By: Nathan Fugate
We have all experienced mistreatment, whether it is from those we hardly know, those clos- est to us or even our own selves, at some point in our lives. The real question is what do we do about it when it happens to us?
Some of us take the more passive approach and let them continue, while others choose the aggressive approach and lash back out at them. But have you ever stopped to ask yourself: “Why are they mistreating me?”
Most, if not all, of us have heard the phrase “Put yourself in their shoes,” and rightly so.
I remember years ago hearing a great quote, “Hurt people hurt people.”
I think this is such a good quote, because I have always wondered how suffering and mistreatment can coexist with mercy, forgiveness and justice.

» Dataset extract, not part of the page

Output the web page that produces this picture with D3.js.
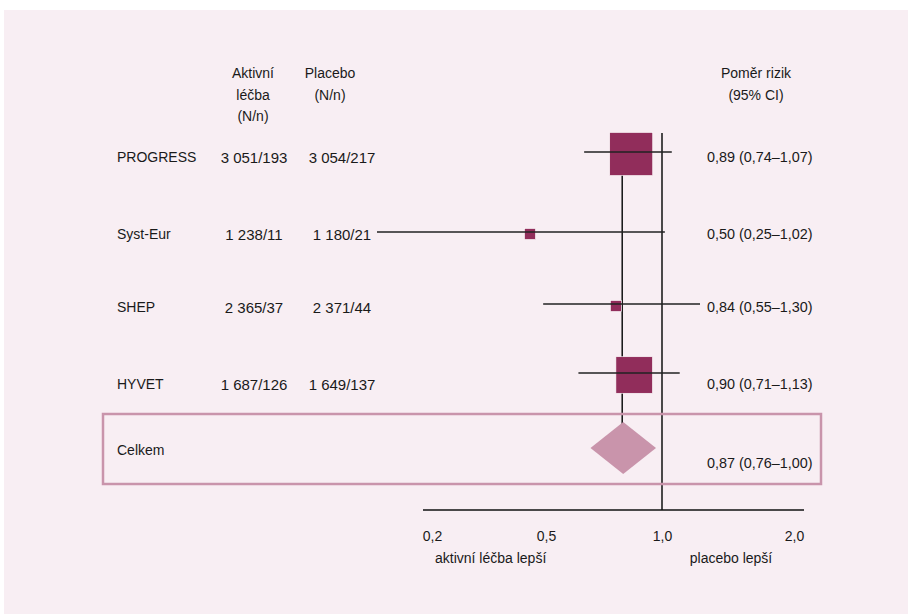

Over the years, I have found that people are not perfect and will eventually hurt you.
We must ask ourselves if we should retaliate in anger, withdraw from them, let them continue, or talk to them about it.
I have found that when I retaliate, it will only makes the situation worse. However, when I withdraw, I find that the issue still bothers me.
If I choose to “forgive them” but do not hold a clear boundary, they will continue, and I will get much angrier.
I have had the best results when I choose to talk to the person, forgive him or her, and realize I am not perfect; I do stupid things as well.
Boundaries are a good way for us to show mercy and remain strong. They give us a means to protect ourselves from mistreatment, but also give people an outlet to be friends with us as long as they honor our boundaries.
As we approach the halfway point of this semester, I challenge all of you to choose forgiveness in the face of mistreatment.
Mistreatment is going to happen to us no matter what, so why hold a grudge? Hurt people will hurt people.
So don’t sweat it, that is unless the mistreatment is dangerous. Then, of course, seek help.
Maintain good boundaries and show mercy.
I even challenge you to ask yourself,“What are my boundaries and how do I uphold them?”